### EXERCISE REQUIREMENTS
Report all lines from the entries below in which "that" appears.

### DATA TO PROCESS
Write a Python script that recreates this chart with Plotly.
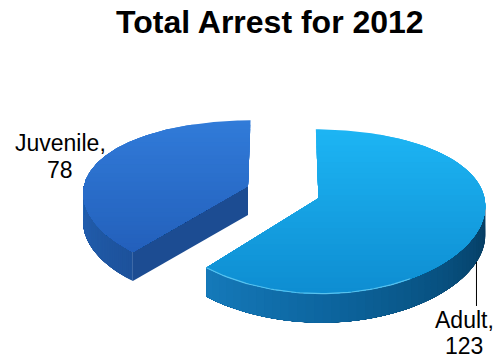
--
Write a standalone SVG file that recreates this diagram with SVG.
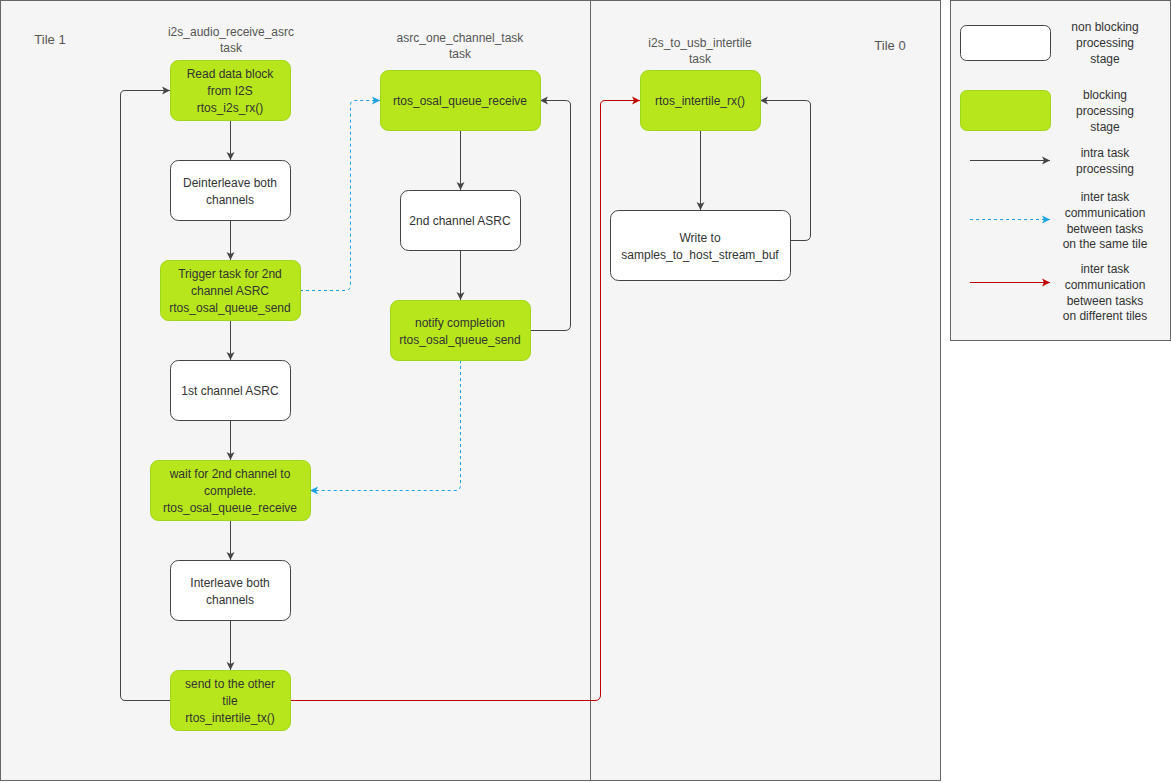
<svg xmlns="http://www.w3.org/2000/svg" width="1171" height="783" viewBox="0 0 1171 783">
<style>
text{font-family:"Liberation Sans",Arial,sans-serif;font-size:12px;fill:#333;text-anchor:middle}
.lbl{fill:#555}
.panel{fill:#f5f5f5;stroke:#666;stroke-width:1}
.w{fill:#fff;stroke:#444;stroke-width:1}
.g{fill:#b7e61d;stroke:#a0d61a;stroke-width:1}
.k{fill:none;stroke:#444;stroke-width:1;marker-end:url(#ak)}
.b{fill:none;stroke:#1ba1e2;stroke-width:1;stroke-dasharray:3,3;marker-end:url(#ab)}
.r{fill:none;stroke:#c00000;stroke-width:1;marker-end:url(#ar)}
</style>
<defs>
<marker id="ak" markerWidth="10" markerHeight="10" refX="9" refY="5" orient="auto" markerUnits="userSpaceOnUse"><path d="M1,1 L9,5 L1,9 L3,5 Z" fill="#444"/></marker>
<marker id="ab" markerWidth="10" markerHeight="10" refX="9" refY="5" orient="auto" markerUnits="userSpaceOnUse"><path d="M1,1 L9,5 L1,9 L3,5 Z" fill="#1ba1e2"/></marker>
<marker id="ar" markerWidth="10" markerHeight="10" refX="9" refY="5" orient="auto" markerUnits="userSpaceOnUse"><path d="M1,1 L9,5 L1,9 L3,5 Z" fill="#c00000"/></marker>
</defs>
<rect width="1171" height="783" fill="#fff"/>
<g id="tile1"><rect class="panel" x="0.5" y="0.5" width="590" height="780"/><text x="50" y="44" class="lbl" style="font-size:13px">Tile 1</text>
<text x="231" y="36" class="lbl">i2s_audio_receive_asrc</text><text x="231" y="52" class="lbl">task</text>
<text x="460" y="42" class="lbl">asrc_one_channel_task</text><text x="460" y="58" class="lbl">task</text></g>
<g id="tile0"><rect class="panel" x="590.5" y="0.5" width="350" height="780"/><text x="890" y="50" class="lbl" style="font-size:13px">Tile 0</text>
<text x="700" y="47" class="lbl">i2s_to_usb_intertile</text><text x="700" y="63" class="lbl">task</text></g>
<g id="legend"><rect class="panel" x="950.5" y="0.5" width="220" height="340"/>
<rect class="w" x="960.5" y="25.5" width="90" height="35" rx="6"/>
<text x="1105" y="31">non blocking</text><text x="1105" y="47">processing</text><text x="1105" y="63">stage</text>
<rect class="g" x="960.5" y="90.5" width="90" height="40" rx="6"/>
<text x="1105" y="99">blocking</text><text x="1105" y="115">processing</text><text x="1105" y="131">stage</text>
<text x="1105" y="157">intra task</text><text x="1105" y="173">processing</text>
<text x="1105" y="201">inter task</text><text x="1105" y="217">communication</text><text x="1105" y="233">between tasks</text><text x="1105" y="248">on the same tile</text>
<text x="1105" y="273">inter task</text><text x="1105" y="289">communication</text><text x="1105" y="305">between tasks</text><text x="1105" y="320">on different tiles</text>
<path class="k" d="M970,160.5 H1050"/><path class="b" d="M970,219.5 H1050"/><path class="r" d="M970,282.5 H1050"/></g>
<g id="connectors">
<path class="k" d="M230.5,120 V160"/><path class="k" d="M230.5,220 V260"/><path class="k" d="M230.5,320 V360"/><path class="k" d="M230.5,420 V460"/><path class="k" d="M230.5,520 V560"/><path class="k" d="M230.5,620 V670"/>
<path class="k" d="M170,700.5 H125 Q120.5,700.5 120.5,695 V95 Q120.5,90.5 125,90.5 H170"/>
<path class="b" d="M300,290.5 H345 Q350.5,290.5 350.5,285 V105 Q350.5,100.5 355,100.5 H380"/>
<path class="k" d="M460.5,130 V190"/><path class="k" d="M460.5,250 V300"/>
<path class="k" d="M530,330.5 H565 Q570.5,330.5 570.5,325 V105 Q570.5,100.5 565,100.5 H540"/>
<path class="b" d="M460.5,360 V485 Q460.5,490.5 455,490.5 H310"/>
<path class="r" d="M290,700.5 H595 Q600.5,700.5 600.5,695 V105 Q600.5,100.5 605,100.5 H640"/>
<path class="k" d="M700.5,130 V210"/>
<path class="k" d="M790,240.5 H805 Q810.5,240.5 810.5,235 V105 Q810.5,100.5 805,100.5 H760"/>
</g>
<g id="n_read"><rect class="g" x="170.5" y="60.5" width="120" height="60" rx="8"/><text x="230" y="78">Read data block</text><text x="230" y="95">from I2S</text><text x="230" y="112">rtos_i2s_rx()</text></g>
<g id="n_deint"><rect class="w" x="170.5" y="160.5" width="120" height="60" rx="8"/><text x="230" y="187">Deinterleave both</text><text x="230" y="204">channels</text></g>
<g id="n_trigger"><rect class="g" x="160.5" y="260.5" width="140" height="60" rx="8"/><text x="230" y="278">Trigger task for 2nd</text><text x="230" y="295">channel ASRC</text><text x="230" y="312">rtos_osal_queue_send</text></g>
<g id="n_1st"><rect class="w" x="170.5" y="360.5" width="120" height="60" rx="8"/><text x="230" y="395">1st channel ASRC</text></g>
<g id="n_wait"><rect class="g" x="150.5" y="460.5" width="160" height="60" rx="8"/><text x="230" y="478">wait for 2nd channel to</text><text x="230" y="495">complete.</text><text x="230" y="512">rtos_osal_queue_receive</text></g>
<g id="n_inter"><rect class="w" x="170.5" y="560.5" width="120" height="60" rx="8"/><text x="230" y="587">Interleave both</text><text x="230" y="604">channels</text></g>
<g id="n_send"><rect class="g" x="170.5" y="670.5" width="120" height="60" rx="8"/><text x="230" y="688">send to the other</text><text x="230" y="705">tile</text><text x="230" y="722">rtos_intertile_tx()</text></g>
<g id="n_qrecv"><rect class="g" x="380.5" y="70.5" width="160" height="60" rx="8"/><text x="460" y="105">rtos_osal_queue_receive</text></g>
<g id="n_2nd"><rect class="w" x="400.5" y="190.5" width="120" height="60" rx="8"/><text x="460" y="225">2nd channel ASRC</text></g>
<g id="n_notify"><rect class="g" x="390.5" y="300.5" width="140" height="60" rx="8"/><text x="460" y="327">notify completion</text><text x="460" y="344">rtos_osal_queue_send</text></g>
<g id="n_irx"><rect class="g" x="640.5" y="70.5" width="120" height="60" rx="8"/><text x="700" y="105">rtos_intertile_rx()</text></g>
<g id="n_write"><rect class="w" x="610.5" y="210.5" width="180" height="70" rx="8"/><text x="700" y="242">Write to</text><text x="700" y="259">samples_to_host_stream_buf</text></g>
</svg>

### ANSWER FOR THE TASK
Write a Python script that recreates this chart with Plotly.
Write a standalone SVG file that recreates this diagram with SVG.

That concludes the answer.